Perhaps if Americans actually cared about working hard instead of bitching and complaining there would be no jobs for immigrants... But keep up the Muslim hate. It will get you places. We got major issues in this country and a lot of folks are distracted by this.
This was a major blow struck against globalization. It was probably the first major defeat of the concept in the first world. It'll be interesting to see how it plays at this point but the two things I think very likely to happen in the wake of this are the departures of many multi-nationals from London for other homes in the EU and the departure of Scotland from the UK. The Scots will sell this vote as remaining in the EU not leaving the UK and they'll win it 60-40 this time around instead of losing 55-45.

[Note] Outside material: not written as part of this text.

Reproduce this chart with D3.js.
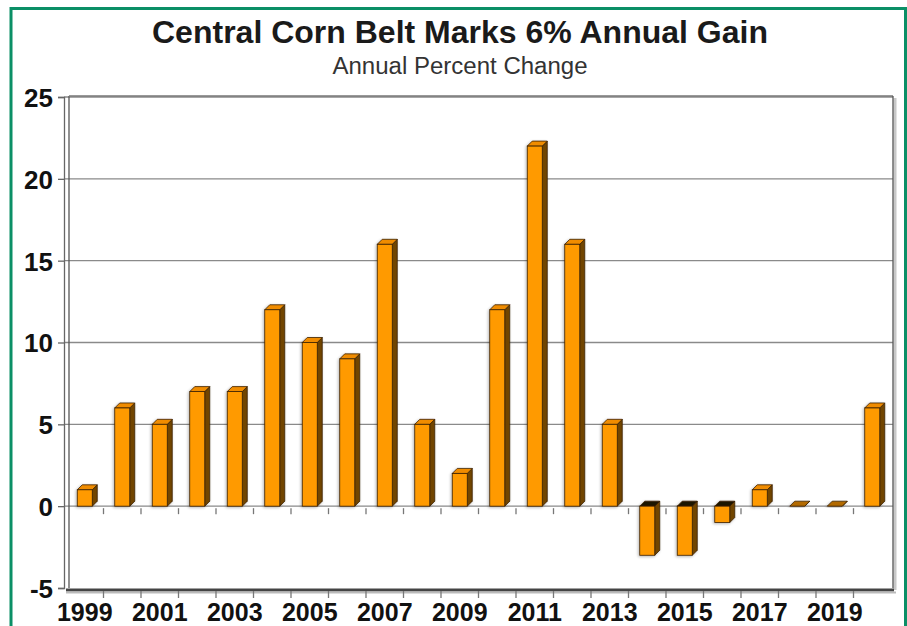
<!DOCTYPE html>
<html>
<head>
<meta charset="utf-8">
<script src="https://cdn.jsdelivr.net/npm/d3@7"></script>
<style>
  html, body { margin: 0; padding: 0; background: #fff; }
  svg { display: block; }
</style>
</head>
<body>
<script>
// Annual percent change, Central Corn Belt
const years = [1999, 2000, 2001, 2002, 2003, 2004, 2005, 2006, 2007, 2008, 2009,
               2010, 2011, 2012, 2013, 2014, 2015, 2016, 2017, 2018, 2019, 2020];
const changes = [1, 6, 5, 7, 7, 12, 10, 9, 16, 5, 2,
                 12, 22, 16, 5, -3, -3, -1, 1, 0, 0, 6];
const yTicks = [-5, 0, 5, 10, 15, 20, 25];
const xLabels = [1999, 2001, 2003, 2005, 2007, 2009, 2011, 2013, 2015, 2017, 2019];

const W = 907, H = 626;
const svg = d3.select("body").append("svg").attr("width", W).attr("height", H);

// green outer frame
svg.append("rect")
  .attr("x", 11).attr("y", 8.5).attr("width", 894.5).attr("height", 640)
  .attr("fill", "none").attr("stroke", "#0b8f66").attr("stroke-width", 3);

const x = d3.scaleBand().domain(years).range([66, 891]).padding(0);
const y = d3.scaleLinear().domain([-5, 25]).range([588, 97]);

const depthX = 5, depthY = -5;
const frontW = x.bandwidth() * 0.4;

// titles
svg.append("text").attr("x", 460).attr("y", 43).attr("text-anchor", "middle")
  .attr("font-family", "Liberation Sans, Arial, sans-serif").attr("font-weight", "bold")
  .attr("font-size", 32).attr("fill", "#1a1a1a")
  .attr("textLength", 616).attr("lengthAdjust", "spacingAndGlyphs")
  .text("Central Corn Belt Marks 6% Annual Gain");
svg.append("text").attr("x", 460).attr("y", 74).attr("text-anchor", "middle")
  .attr("font-family", "Liberation Sans, Arial, sans-serif")
  .attr("font-size", 23).attr("fill", "#333")
  .attr("textLength", 255).attr("lengthAdjust", "spacingAndGlyphs")
  .text("Annual Percent Change");

const wallLeft = 69, wallRight = 893, wallTop = 96;

// gridlines on the back wall
svg.append("g").selectAll("line").data(yTicks.filter(d => d !== -5)).join("line")
  .attr("x1", 64).attr("x2", wallRight)
  .attr("y1", d => y(d)).attr("y2", d => y(d))
  .attr("stroke", "#8a8a8a").attr("stroke-width", 1.3);

// wall edges
svg.append("line").attr("x1", wallLeft).attr("x2", wallLeft).attr("y1", wallTop).attr("y2", y(-5))
  .attr("stroke", "#555").attr("stroke-width", 1.3);
svg.append("line").attr("x1", wallLeft).attr("x2", wallRight).attr("y1", wallTop).attr("y2", wallTop)
  .attr("stroke", "#777").attr("stroke-width", 1.5);
// right wall edge with shadow
svg.append("line").attr("x1", wallRight + 2).attr("x2", wallRight + 2).attr("y1", wallTop + 2).attr("y2", y(-5) + 2)
  .attr("stroke", "#c8c8c8").attr("stroke-width", 3);
svg.append("line").attr("x1", wallRight).attr("x2", wallRight).attr("y1", wallTop).attr("y2", y(-5))
  .attr("stroke", "#555").attr("stroke-width", 1.3);
// floor edge with shadow
svg.append("line").attr("x1", 66).attr("x2", wallRight + 1).attr("y1", y(-5) + 2).attr("y2", y(-5) + 2)
  .attr("stroke", "#444").attr("stroke-width", 3);
svg.append("line").attr("x1", 66).attr("x2", wallRight + 3).attr("y1", y(-5) + 4.5).attr("y2", y(-5) + 4.5)
  .attr("stroke", "#bbb").attr("stroke-width", 2);

// y axis (plain hyphen for negatives)
const yAxis = d3.axisLeft(y).tickValues(yTicks).tickSize(6).tickPadding(5)
  .tickFormat(d => String(d));
const gy = svg.append("g").attr("transform", "translate(64,0)").call(yAxis);
gy.select(".domain").attr("stroke", "#666").attr("stroke-width", 1.3);
gy.selectAll(".tick line").attr("stroke", "#666").attr("stroke-width", 1.3);
gy.selectAll(".tick text")
  .attr("font-family", "Liberation Sans, Arial, sans-serif").attr("font-weight", "bold")
  .attr("font-size", 26).attr("fill", "#111").attr("dy", "0.36em");

// x category ticks along the zero line and along the bottom
const boundaries = years.slice(1).map(d => x(d));
svg.append("g").selectAll("line").data(boundaries).join("line")
  .attr("x1", d => d).attr("x2", d => d)
  .attr("y1", y(0) + 2).attr("y2", y(0) + 8)
  .attr("stroke", "#777").attr("stroke-width", 1.3);
svg.append("g").selectAll("line").data(boundaries).join("line")
  .attr("x1", d => d).attr("x2", d => d)
  .attr("y1", y(-5) + 3).attr("y2", y(-5) + 10)
  .attr("stroke", "#777").attr("stroke-width", 1.3);

svg.append("g").selectAll("text").data(xLabels).join("text")
  .attr("x", d => x(d) + x.bandwidth() / 2).attr("y", 621)
  .attr("text-anchor", "middle")
  .attr("font-family", "Liberation Sans, Arial, sans-serif").attr("font-weight", "bold")
  .attr("font-size", 25).attr("fill", "#111")
  .text(d => d);

// soft shadow for the bars
const defs = svg.append("defs");
const f = defs.append("filter").attr("id", "barShadow").attr("x", "-50%").attr("y", "-20%")
  .attr("width", "200%").attr("height", "140%");
f.append("feGaussianBlur").attr("in", "SourceAlpha").attr("stdDeviation", 1.6).attr("result", "b");
f.append("feOffset").attr("in", "b").attr("dx", -1).attr("dy", 1).attr("result", "o");
f.append("feComponentTransfer").attr("in", "o").attr("result", "s")
  .append("feFuncA").attr("type", "linear").attr("slope", 0.3);
const fm = f.append("feMerge");
fm.append("feMergeNode").attr("in", "s");
fm.append("feMergeNode").attr("in", "SourceGraphic");

// 3D bars
const data = years.map((yr, i) => ({ yr, v: changes[i] }));
const bars = svg.append("g").selectAll("g").data(data).join("g").attr("filter", "url(#barShadow)");

const stroke = "#3b2100";
bars.each(function (d) {
  const g = d3.select(this);
  const x0 = x(d.yr) + (x.bandwidth() - frontW) / 2;
  const x1 = x0 + frontW;
  const yTop = y(Math.max(d.v, 0));
  const yBot = y(Math.min(d.v, 0));
  // side face
  g.append("path")
    .attr("d", `M${x1},${yTop} L${x1 + depthX},${yTop + depthY} L${x1 + depthX},${yBot + depthY} L${x1},${yBot} Z`)
    .attr("fill", "#714400").attr("stroke", stroke).attr("stroke-width", 0.8);
  // top face
  g.append("path")
    .attr("d", `M${x0},${yTop} L${x0 + depthX},${yTop + depthY} L${x1 + depthX},${yTop + depthY} L${x1},${yTop} Z`)
    .attr("fill", d.v < 0 ? "#1f1300" : (d.v === 0 ? "#b36b00" : "#f08c00"))
    .attr("stroke", stroke).attr("stroke-width", 0.8);
  // front face
  if (d.v !== 0) {
    g.append("rect")
      .attr("x", x0).attr("y", yTop).attr("width", frontW).attr("height", yBot - yTop)
      .attr("fill", "#ff9a00").attr("stroke", stroke).attr("stroke-width", 0.8);
  }
});
</script>
</body>
</html>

Scotland has the oil, gas and fishing...They will be fine. What exactly does England produce? Financial trading/activity can be done from anywhere.

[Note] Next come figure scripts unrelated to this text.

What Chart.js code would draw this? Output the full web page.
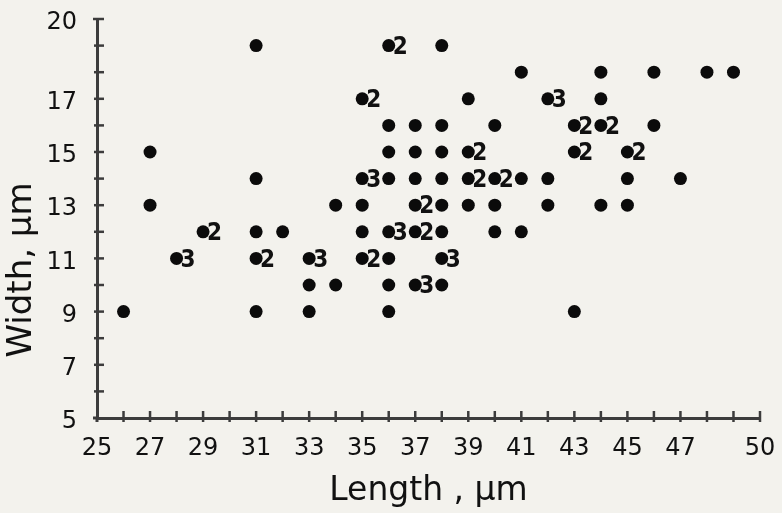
<!DOCTYPE html>
<html><head><meta charset="utf-8">
<script src="https://cdn.jsdelivr.net/npm/chart.js@4"></script>
<style>html,body{margin:0;padding:0;background:#f3f2ed;}#wrap{width:782px;height:513px;position:relative;}</style>
</head><body><div id="wrap"><canvas id="c"></canvas></div>
<script>
// Length (µm) of each plotted dot
const lengthUm = [
  31,36,38,
  41,44,46,48,49,
  35,39,42,44,
  36,37,38,40,43,44,46,
  27,36,37,38,39,43,45,
  31,35,36,37,38,39,40,41,42,45,47,
  27,34,35,37,38,39,40,42,44,45,
  29,31,32,35,36,37,38,40,41,
  28,31,33,35,36,38,
  33,34,36,37,38,
  26,31,33,36,43
];
// Width (µm) of each plotted dot
const widthUm = [
  19,19,19,
  18,18,18,18,18,
  17,17,17,17,
  16,16,16,16,16,16,16,
  15,15,15,15,15,15,15,
  14,14,14,14,14,14,14,14,14,14,14,
  13,13,13,13,13,13,13,13,13,13,
  12,12,12,12,12,12,12,12,12,
  11,11,11,11,11,11,
  10,10,10,10,10,
  9,9,9,9,9
];
// Number of specimens at each dot (1 = no label shown)
const countN = [
  1,2,1,
  1,1,1,1,1,
  2,1,3,1,
  1,1,1,1,2,2,1,
  1,1,1,1,2,2,2,
  1,3,1,1,1,2,2,1,1,1,1,
  1,1,1,2,1,1,1,1,1,1,
  2,1,1,1,3,2,1,1,1,
  3,2,3,2,1,3,
  1,1,1,3,1,
  1,1,1,1,1
];
const xTickLabels = [25,27,29,31,33,35,37,39,41,43,45,47,50];
const yTickLabels = [5,7,9,11,13,15,17,20];
const xTitle = 'Length , µm';
const yTitle = 'Width, µm';

const FONT = '"DejaVu Sans", sans-serif';
const FONT_NUM = '"DejaVu Sans Condensed", "DejaVu Sans", sans-serif';
const INK = '#111111';
const AXIS = '#3c3c3c';

const points = lengthUm.map((v,i)=>({x:v, y:widthUm[i], n:countN[i]}));

const paper = {
  id:'paper',
  beforeDraw(chart){
    const c = chart.ctx; c.save(); c.fillStyle='#f3f2ed'; c.fillRect(0,0,chart.width,chart.height); c.restore();
  }
};
const extras = {
  id:'extras',
  afterDatasetsDraw(chart){
    const {ctx, scales:{x,y}} = chart;
    const y0 = y.getPixelForValue(5), x0 = x.getPixelForValue(25);
    ctx.save();
    ctx.strokeStyle = AXIS; ctx.lineWidth = 2.5; ctx.lineCap='butt';
    x.ticks.forEach(t=>{
      if (t.value===25) return;
      const px = x.getPixelForValue(t.value);
      ctx.beginPath(); ctx.moveTo(px, y0-7); ctx.lineTo(px, y0+4); ctx.stroke();
    });
    y.ticks.forEach(t=>{
      if (t.value===5) return;
      const py = y.getPixelForValue(t.value);
      const l = t.value===20 ? 4 : 3;
      ctx.beginPath(); ctx.moveTo(x0-l, py); ctx.lineTo(x0+7, py); ctx.stroke();
    });
    ctx.lineWidth = 3;
    ctx.beginPath(); ctx.moveTo(x0-4, y0); ctx.lineTo(x0, y0); ctx.stroke();
    ctx.beginPath(); ctx.moveTo(x0, y0); ctx.lineTo(x0, y0+4); ctx.stroke();
    // multiplicity labels
    ctx.fillStyle = INK;
    ctx.font = 'bold 24px ' + FONT_NUM;
    ctx.textAlign = 'left'; ctx.textBaseline = 'middle';
    const meta = chart.getDatasetMeta(0);
    meta.data.forEach((el,i)=>{
      const n = points[i].n;
      if (n>1) ctx.fillText(String(n), el.x+4, el.y+2);
    });
    // y title
    ctx.font = '34px ' + FONT;
    ctx.textAlign='center'; ctx.textBaseline='middle';
    ctx.translate(22, 270); ctx.rotate(-Math.PI/2);
    ctx.fillText(yTitle, 0, 0);
    ctx.restore();
  }
};

new Chart(document.getElementById('c'), {
  type:'scatter',
  data:{datasets:[{data:points, backgroundColor:'#0b0b0b', borderWidth:0, pointRadius:6.5, pointHoverRadius:6.5}]},
  options:{
    responsive:true, maintainAspectRatio:false, animation:false,
    layout:{padding:{top:19, right:22, left:0, bottom:0}},
    plugins:{legend:{display:false}, tooltip:{enabled:false}},
    scales:{
      x:{
        type:'linear', min:25, max:50,
        afterFit(s){ s.height = 95; s.paddingLeft = 0; s.paddingRight = 0; },
        border:{display:true, color:AXIS, width:3},
        grid:{display:true, drawOnChartArea:false, drawTicks:false},
        ticks:{stepSize:1, autoSkip:false, maxRotation:0, padding:16, color:INK,
          font:{family:FONT, size:24},
          callback:(v)=> xTickLabels.includes(v) ? String(v) : ''},
        title:{display:true, text:xTitle, color:INK, font:{family:FONT, size:33}, padding:{top:0,bottom:2}}
      },
      y:{
        type:'linear', min:5, max:20,
        afterFit(s){ s.width = 97; s.paddingTop = 0; s.paddingBottom = 0; },
        border:{display:true, color:AXIS, width:3},
        grid:{display:true, drawOnChartArea:false, drawTicks:false},
        ticks:{stepSize:1, autoSkip:false, padding:20, labelOffset:4, color:INK,
          font:{family:FONT, size:24},
          callback:(v)=> yTickLabels.includes(v) ? String(v) : ''}
      }
    }
  },
  plugins:[paper, extras]
});
</script></body></html>
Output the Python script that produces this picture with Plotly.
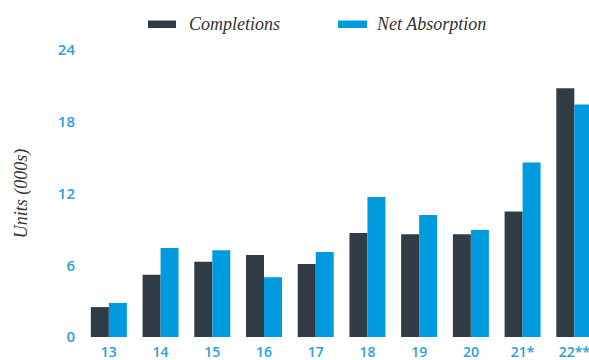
import plotly.graph_objects as go

categories = ["13", "14", "15", "16", "17", "18", "19", "20", "21*", "22**"]
completions = [2.5, 5.2, 6.3, 6.85, 6.1, 8.7, 8.6, 8.6, 10.5, 20.8]
net_absorption = [2.85, 7.45, 7.25, 5.0, 7.1, 11.7, 10.2, 8.95, 14.6, 19.45]
y_ticks = [0, 6, 12, 18, 24]

DARK = "#313c46"
BLUE = "#009bde"
TICK = "#2a9fd8"
TEXT = "#333333"

fig = go.Figure()
fig.add_trace(go.Bar(x=categories, y=completions, name="Completions",
                     marker=dict(color=DARK, line=dict(width=0)), showlegend=False))
fig.add_trace(go.Bar(x=categories, y=net_absorption, name="Net Absorption",
                     marker=dict(color=BLUE, line=dict(width=0)), showlegend=False))

W, H = 589, 360
L, R, T, B = 83, 0, 50, 23
pw, ph = W - L - R, H - T - B

def px_x(p):
    return (p - L) / pw

def px_y(p):
    return (H - B - p) / ph

# custom legend
legend_items = [("Completions", DARK, 148, 176, 189), ("Net Absorption", BLUE, 338, 367, 376)]
shapes = []
annotations = []
for label, col, x0, x1, tx in legend_items:
    shapes.append(dict(type="rect", xref="paper", yref="paper",
                       x0=px_x(x0), x1=px_x(x1), y0=px_y(28), y1=px_y(20.5),
                       fillcolor=col, line=dict(width=0)))
    annotations.append(dict(text=label, xref="paper", yref="paper",
                            x=px_x(tx - 2), y=px_y(24), xanchor="left", yanchor="middle",
                            showarrow=False,
                            font=dict(family="Liberation Serif", size=18, color=TEXT, style="italic")))

fig.update_layout(
    width=W, height=H,
    margin=dict(l=L, r=R, t=T, b=B, pad=0, autoexpand=False),
    plot_bgcolor="white", paper_bgcolor="white",
    barmode="group", bargap=0.304, bargroupgap=0,
    shapes=shapes, annotations=annotations,
    xaxis=dict(type="category", range=[-0.5, 9.284], showgrid=False, zeroline=False,
               showline=False, ticks="", ticklabelstandoff=5, automargin=False,
               tickfont=dict(family="Open Sans", size=14, color=TICK, weight=600)),
    yaxis=dict(range=[0, 24], tickvals=y_ticks, ticktext=[str(v) for v in y_ticks],
               showgrid=False, zeroline=False, showline=False, ticks="",
               ticklabelstandoff=7, automargin=False,
               tickfont=dict(family="Open Sans", size=15, color=TICK, weight=600),
               title=dict(text="Units (000s)", standoff=25,
                          font=dict(family="Liberation Serif", size=18, color=TEXT, style="italic"))),
)

fig.write_html("out.html",
               config={"displayModeBar": False},
               post_script="document.body.style.margin='0';document.body.style.overflow='hidden';")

Alright, I'ma need you to reaffirm your American chops, Günther or Pierre or Tibor - whatever your REAL name is. Requires ordering deep fried meatloaf bites at a Sonic and washing them down with an Oreo-Snickerberry shake. Get to it.
Well I'm not convinced that is a good decision at all for the UK but whatever, personally I had a laugh as my friend is leaving for there tomorrow and bought $5000 in GBP yesterday before it all went down. Very, very silly. Hope our dollar against the USD doesn't tank before October when I head over to the States.
Wales has coal mines, the midlands have agriculture, the rest of the south is overly dependent on the service economy including financial services at the high end, which is how things generally are in first world countries that bought into globalization. Another way to look at this is that England now joins most of the Commonwealth as not being in the EU. Canada survives just fine without EU membership, ditto for Australia and New Zealand. What England should be looking to do is to get back at the head of the table in the Commonwealth so they have a collective position to bargain from in trade agreements. That's what's going to ultimately salvage the situation for them. Either that or the elites will figure out how to effectively nullify the vote given that it is not legally binding. Article 50 becomes the next big thing to watch. Everybody is going to be tugging on it but few will want to invoke it, either inside or outside England. At least not initially.
This is all nonsense. Same brand of nonsense heard from the angriest of the Remainers in the lead up to the election. None of these folks could reconcile, though, how Switzerland has such an enviable economy sitting right smack in the middle of the Eurozone. At least you didn't bring this thread back to the Battle of Hastings, though.
Can you think of reasons that Switzerland might be in a fairly unique position in Europe? Can you think of methods of diplomacy that might have developed over centuries in Switzerland that made them uniquely capable of prospering with the European Union all around them? Probably not, at least for public consumption. You were trying to make a point not actually arguing with the facts. BTW, I don't think Leave was necessarily bad for England. I think it was bad for globalization.
He's not going to have to leave for years and the odds are pretty good that he'll have some kind of vested guest worker rights by then anyway. Until Article 50 is invoked nothing changes in the UK at all. After that the negotiations will begin and they are optimistically set up to occur over a 2 year time frame. It's more likely to be 4 or 5. TLDR on Article 50 is that it is the framework under which a state declares its intentions to leave the EU. The English will want to complete trade negotiations before they invoke it because they'll hope to get better results by dangling it's invocation over the negotiations than by sitting across from suddenly hostile negotiators intent on making England pay a price for leaving as an example to other states that might want to float a referendum also.
Switzerland is the reason Denmark and Sweden have been lining up next. The lesson here is: political union is unnecessary and, to many, objectionable. And the so-called "common market" might just be outdated because of technology. The Swiss are only unique because they were decades ahead of the curve. People now get that, and it was the arrogant immigration policy that proved the last straw. Nothing tastes as sweet as Euro-tears.
I used to go to the Blarney Stone on 3rd Ave (now closed), I'd meet my brother there later in the afternoon after the construction lunch crew cleared out and if you hit it just right and ordered the meatloaf, they'd give you like five (instead of the usual 3) 2-inch thick slices covered with thick brown delicious gravy and big glob of mashed we'd sit there and eat for an hour and a half and drink beer. Better than my Mom's meatloaf. _
Ah so this could affect things in the long-term, thanks for the clarification on this. The future generation is getting screwed big time.
basically you would have wanted to be ready to go short on the British Pound versus the Euro or US Dollar in case the voting results started showing a likely exit vote. When you trade currency pairs you can get massive amounts of leverage like 100:1 to 400:1. So if you have 10K to play with, you can margin that up to 1 to 4 Million dollars. So if you go short GBP/USD on a million bucks, when the pound drops 10% (which is a COLOSSAL move in currency markets) you've picked up 10 times your capital and made 100K on just 10K invested
So, you're telling me all that bible prophecy jazz about the common market being the reunification of the Roman Empire foretelling christ's reemergence wasn't accurate?